There is something magical about puppet theater: the moment the puppet appears above the barrier, children suspend disbelief and engage with it as a separate entity. This theatrical convention — the audience pretending the puppet is real — is a sophisticated cognitive achievement that young children engage in naturally and enthusiastically. Building a simple home theater requires only a few minutes and readily available materials.
Healthbooq supports families in enriching creative play at home.
How to Build a Simple Home Theater
The table theater: the simplest setup. Turn a small table on its side, with the flat top facing the audience. The puppeteer kneels behind the table and holds puppets above the edge. Takes about 30 seconds to set up.
The doorway theater: hang a curtain, sheet, or piece of fabric across a doorway at adult waist height. The puppeteer stands on one side, puppets appear above the fabric. The doorframe provides a natural proscenium.
The cardboard box theater: a large appliance box (washing machine, TV) with a rectangular "stage window" cut into one side. The box can be decorated. This is more permanent and makes the theatrical setting explicit. The puppeteer reaches through from behind.
The blanket-over-chairs setup: two chairs facing the audience, a blanket draped across them to create a barrier and a "stage" space. Low-effort and available anywhere.
Making Puppets for the Theater
Sock puppets: a sock over the hand, with button eyes or drawn features. Five minutes to make; endlessly usable.
Paper bag puppets: lunch bags with a face drawn on the folded bottom. The opening flap becomes the mouth.
Wooden spoon puppets: draw a face on the back of a wooden spoon; add a fabric "body" tied around the handle.
Finger puppets: small faces drawn on the fingertips, or small sewn or felt versions slipped over individual fingers.
The Structure of a Simple Puppet Show
The simplest puppet shows follow a minimal structure: character introduction → problem → resolution. "Hello, I'm Bruno the bear. I'm looking for honey. Do you know where the honey is? Let's find it together." The audience can be involved: "Can you point to where the honey is?"

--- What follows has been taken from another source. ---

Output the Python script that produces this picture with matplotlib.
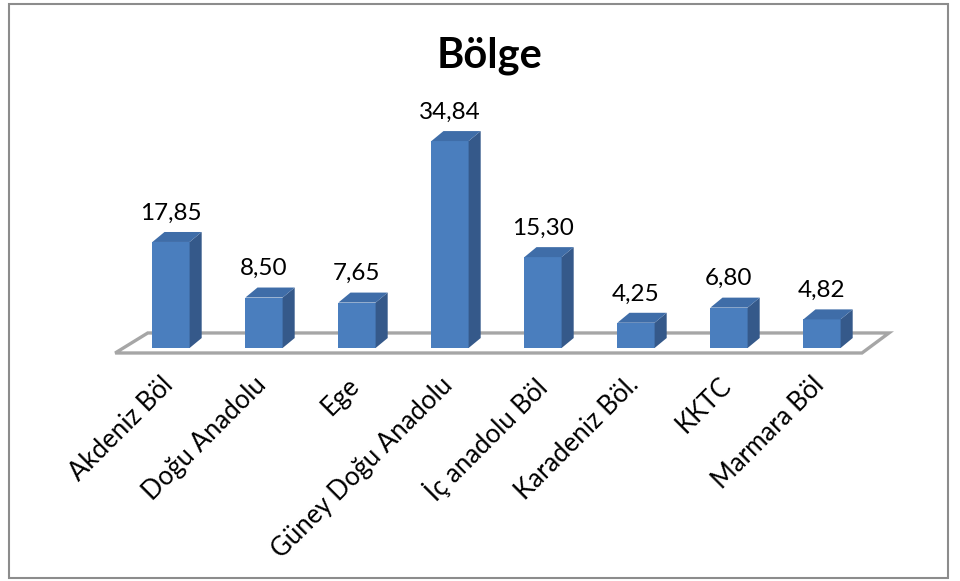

Audience participation — where children direct the puppet or answer questions — is developmentally the richest form. It makes the theatrical frame an interactive social game.
Key Takeaways
A home puppet theater can be created in minutes using a table turned on its side, a doorway with a curtain, or a large cardboard box with a window cut out. The physical structure — hiding the puppeteer behind a barrier — creates the theatrical convention that makes puppet play work: the audience pretends to believe the puppet is the actor. This convention is accessible to children from around 2–3 years and generates rich language, narrative, and creative play.